◆ Data provided
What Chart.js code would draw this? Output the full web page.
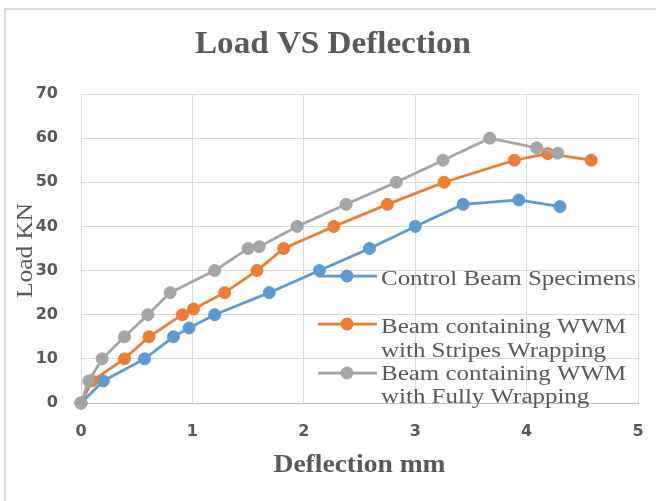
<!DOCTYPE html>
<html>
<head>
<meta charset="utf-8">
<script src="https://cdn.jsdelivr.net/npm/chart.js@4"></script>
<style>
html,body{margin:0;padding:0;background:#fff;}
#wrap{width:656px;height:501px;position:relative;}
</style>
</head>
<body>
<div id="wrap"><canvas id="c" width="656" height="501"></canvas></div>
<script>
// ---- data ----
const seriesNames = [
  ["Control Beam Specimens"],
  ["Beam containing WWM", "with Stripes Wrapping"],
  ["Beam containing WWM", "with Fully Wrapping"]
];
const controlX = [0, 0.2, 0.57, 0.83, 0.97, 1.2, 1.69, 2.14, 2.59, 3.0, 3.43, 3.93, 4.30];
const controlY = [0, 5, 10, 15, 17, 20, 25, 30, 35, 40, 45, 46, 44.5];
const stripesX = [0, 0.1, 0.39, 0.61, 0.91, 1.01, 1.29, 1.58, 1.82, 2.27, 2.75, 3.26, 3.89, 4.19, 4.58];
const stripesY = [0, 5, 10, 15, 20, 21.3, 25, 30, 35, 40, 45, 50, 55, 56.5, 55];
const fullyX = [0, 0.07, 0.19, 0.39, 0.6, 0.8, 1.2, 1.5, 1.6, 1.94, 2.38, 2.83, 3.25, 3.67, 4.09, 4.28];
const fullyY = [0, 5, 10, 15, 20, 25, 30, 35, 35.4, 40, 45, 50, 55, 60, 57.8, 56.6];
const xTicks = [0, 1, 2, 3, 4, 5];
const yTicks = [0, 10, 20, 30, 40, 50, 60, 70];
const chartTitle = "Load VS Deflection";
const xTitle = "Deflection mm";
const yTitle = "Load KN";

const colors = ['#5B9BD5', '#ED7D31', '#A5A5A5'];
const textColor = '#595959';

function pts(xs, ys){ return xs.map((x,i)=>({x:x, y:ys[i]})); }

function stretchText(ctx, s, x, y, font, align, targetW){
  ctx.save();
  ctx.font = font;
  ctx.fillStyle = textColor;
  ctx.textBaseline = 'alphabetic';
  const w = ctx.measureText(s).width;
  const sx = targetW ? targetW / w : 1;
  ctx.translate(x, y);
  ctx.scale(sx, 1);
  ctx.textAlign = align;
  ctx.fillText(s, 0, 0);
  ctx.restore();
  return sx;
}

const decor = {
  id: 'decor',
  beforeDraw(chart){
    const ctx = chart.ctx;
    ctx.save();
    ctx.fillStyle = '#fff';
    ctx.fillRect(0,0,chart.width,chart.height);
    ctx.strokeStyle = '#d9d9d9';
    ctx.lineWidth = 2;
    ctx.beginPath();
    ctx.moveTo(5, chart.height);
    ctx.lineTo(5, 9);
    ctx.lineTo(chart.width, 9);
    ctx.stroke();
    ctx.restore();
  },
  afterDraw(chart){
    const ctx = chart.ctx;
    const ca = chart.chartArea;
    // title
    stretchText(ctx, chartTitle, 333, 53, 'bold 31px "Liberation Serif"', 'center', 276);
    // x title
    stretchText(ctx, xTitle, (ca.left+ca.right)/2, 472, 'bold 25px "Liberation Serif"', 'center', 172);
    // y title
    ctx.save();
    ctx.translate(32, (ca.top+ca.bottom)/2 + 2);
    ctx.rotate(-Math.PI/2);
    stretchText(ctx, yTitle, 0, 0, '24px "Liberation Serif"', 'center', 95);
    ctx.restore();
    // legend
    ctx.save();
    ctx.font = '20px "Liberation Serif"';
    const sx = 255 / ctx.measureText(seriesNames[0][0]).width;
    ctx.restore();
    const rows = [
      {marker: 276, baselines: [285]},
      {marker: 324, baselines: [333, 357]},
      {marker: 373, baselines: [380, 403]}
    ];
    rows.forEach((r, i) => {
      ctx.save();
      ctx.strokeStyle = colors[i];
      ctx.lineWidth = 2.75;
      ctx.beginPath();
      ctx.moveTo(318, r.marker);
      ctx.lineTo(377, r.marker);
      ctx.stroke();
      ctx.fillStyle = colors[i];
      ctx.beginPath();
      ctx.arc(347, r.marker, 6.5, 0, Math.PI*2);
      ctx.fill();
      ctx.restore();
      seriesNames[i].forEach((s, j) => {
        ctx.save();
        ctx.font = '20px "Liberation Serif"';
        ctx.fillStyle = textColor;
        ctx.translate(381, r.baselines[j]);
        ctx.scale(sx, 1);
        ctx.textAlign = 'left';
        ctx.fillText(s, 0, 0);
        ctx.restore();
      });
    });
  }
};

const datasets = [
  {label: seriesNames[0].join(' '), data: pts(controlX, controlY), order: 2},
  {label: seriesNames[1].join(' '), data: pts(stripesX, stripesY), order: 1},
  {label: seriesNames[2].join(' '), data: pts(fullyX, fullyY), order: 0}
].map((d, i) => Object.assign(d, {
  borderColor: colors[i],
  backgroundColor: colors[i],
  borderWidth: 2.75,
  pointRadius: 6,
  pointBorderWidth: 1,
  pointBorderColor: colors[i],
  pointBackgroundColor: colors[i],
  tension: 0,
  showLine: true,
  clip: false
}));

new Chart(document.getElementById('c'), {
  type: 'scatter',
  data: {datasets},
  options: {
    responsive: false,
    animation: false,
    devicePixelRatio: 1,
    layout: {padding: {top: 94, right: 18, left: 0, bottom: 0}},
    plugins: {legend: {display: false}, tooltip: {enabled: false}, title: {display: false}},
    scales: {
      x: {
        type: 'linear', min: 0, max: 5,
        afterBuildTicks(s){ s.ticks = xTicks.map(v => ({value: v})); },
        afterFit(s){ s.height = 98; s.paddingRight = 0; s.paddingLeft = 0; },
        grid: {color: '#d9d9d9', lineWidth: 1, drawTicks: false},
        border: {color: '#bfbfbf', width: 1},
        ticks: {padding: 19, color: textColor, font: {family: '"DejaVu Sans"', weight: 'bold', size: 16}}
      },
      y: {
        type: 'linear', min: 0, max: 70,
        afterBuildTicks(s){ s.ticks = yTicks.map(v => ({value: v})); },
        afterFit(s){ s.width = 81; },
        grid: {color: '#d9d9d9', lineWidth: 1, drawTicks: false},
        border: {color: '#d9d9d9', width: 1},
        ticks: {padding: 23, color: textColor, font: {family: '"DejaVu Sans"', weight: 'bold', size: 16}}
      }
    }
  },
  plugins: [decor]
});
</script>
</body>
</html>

◆ Exercise instructions
Every line above should be repeated exactly; pictures stay out of the copy.

◆ Output below
What Chart.js code would draw this? Output the full web page.
<!DOCTYPE html>
<html>
<head>
<meta charset="utf-8">
<script src="https://cdn.jsdelivr.net/npm/chart.js@4"></script>
<style>
html,body{margin:0;padding:0;background:#fff;}
#wrap{width:656px;height:501px;position:relative;}
</style>
</head>
<body>
<div id="wrap"><canvas id="c" width="656" height="501"></canvas></div>
<script>
// ---- data ----
const seriesNames = [
  ["Control Beam Specimens"],
  ["Beam containing WWM", "with Stripes Wrapping"],
  ["Beam containing WWM", "with Fully Wrapping"]
];
const controlX = [0, 0.2, 0.57, 0.83, 0.97, 1.2, 1.69, 2.14, 2.59, 3.0, 3.43, 3.93, 4.30];
const controlY = [0, 5, 10, 15, 17, 20, 25, 30, 35, 40, 45, 46, 44.5];
const stripesX = [0, 0.1, 0.39, 0.61, 0.91, 1.01, 1.29, 1.58, 1.82, 2.27, 2.75, 3.26, 3.89, 4.19, 4.58];
const stripesY = [0, 5, 10, 15, 20, 21.3, 25, 30, 35, 40, 45, 50, 55, 56.5, 55];
const fullyX = [0, 0.07, 0.19, 0.39, 0.6, 0.8, 1.2, 1.5, 1.6, 1.94, 2.38, 2.83, 3.25, 3.67, 4.09, 4.28];
const fullyY = [0, 5, 10, 15, 20, 25, 30, 35, 35.4, 40, 45, 50, 55, 60, 57.8, 56.6];
const xTicks = [0, 1, 2, 3, 4, 5];
const yTicks = [0, 10, 20, 30, 40, 50, 60, 70];
const chartTitle = "Load VS Deflection";
const xTitle = "Deflection mm";
const yTitle = "Load KN";

const colors = ['#5B9BD5', '#ED7D31', '#A5A5A5'];
const textColor = '#595959';

function pts(xs, ys){ return xs.map((x,i)=>({x:x, y:ys[i]})); }

function stretchText(ctx, s, x, y, font, align, targetW){
  ctx.save();
  ctx.font = font;
  ctx.fillStyle = textColor;
  ctx.textBaseline = 'alphabetic';
  const w = ctx.measureText(s).width;
  const sx = targetW ? targetW / w : 1;
  ctx.translate(x, y);
  ctx.scale(sx, 1);
  ctx.textAlign = align;
  ctx.fillText(s, 0, 0);
  ctx.restore();
  return sx;
}

const decor = {
  id: 'decor',
  beforeDraw(chart){
    const ctx = chart.ctx;
    ctx.save();
    ctx.fillStyle = '#fff';
    ctx.fillRect(0,0,chart.width,chart.height);
    ctx.strokeStyle = '#d9d9d9';
    ctx.lineWidth = 2;
    ctx.beginPath();
    ctx.moveTo(5, chart.height);
    ctx.lineTo(5, 9);
    ctx.lineTo(chart.width, 9);
    ctx.stroke();
    ctx.restore();
  },
  afterDraw(chart){
    const ctx = chart.ctx;
    const ca = chart.chartArea;
    // title
    stretchText(ctx, chartTitle, 333, 53, 'bold 31px "Liberation Serif"', 'center', 276);
    // x title
    stretchText(ctx, xTitle, (ca.left+ca.right)/2, 472, 'bold 25px "Liberation Serif"', 'center', 172);
    // y title
    ctx.save();
    ctx.translate(32, (ca.top+ca.bottom)/2 + 2);
    ctx.rotate(-Math.PI/2);
    stretchText(ctx, yTitle, 0, 0, '24px "Liberation Serif"', 'center', 95);
    ctx.restore();
    // legend
    ctx.save();
    ctx.font = '20px "Liberation Serif"';
    const sx = 255 / ctx.measureText(seriesNames[0][0]).width;
    ctx.restore();
    const rows = [
      {marker: 276, baselines: [285]},
      {marker: 324, baselines: [333, 357]},
      {marker: 373, baselines: [380, 403]}
    ];
    rows.forEach((r, i) => {
      ctx.save();
      ctx.strokeStyle = colors[i];
      ctx.lineWidth = 2.75;
      ctx.beginPath();
      ctx.moveTo(318, r.marker);
      ctx.lineTo(377, r.marker);
      ctx.stroke();
      ctx.fillStyle = colors[i];
      ctx.beginPath();
      ctx.arc(347, r.marker, 6.5, 0, Math.PI*2);
      ctx.fill();
      ctx.restore();
      seriesNames[i].forEach((s, j) => {
        ctx.save();
        ctx.font = '20px "Liberation Serif"';
        ctx.fillStyle = textColor;
        ctx.translate(381, r.baselines[j]);
        ctx.scale(sx, 1);
        ctx.textAlign = 'left';
        ctx.fillText(s, 0, 0);
        ctx.restore();
      });
    });
  }
};

const datasets = [
  {label: seriesNames[0].join(' '), data: pts(controlX, controlY), order: 2},
  {label: seriesNames[1].join(' '), data: pts(stripesX, stripesY), order: 1},
  {label: seriesNames[2].join(' '), data: pts(fullyX, fullyY), order: 0}
].map((d, i) => Object.assign(d, {
  borderColor: colors[i],
  backgroundColor: colors[i],
  borderWidth: 2.75,
  pointRadius: 6,
  pointBorderWidth: 1,
  pointBorderColor: colors[i],
  pointBackgroundColor: colors[i],
  tension: 0,
  showLine: true,
  clip: false
}));

new Chart(document.getElementById('c'), {
  type: 'scatter',
  data: {datasets},
  options: {
    responsive: false,
    animation: false,
    devicePixelRatio: 1,
    layout: {padding: {top: 94, right: 18, left: 0, bottom: 0}},
    plugins: {legend: {display: false}, tooltip: {enabled: false}, title: {display: false}},
    scales: {
      x: {
        type: 'linear', min: 0, max: 5,
        afterBuildTicks(s){ s.ticks = xTicks.map(v => ({value: v})); },
        afterFit(s){ s.height = 98; s.paddingRight = 0; s.paddingLeft = 0; },
        grid: {color: '#d9d9d9', lineWidth: 1, drawTicks: false},
        border: {color: '#bfbfbf', width: 1},
        ticks: {padding: 19, color: textColor, font: {family: '"DejaVu Sans"', weight: 'bold', size: 16}}
      },
      y: {
        type: 'linear', min: 0, max: 70,
        afterBuildTicks(s){ s.ticks = yTicks.map(v => ({value: v})); },
        afterFit(s){ s.width = 81; },
        grid: {color: '#d9d9d9', lineWidth: 1, drawTicks: false},
        border: {color: '#d9d9d9', width: 1},
        ticks: {padding: 23, color: textColor, font: {family: '"DejaVu Sans"', weight: 'bold', size: 16}}
      }
    }
  },
  plugins: [decor]
});
</script>
</body>
</html>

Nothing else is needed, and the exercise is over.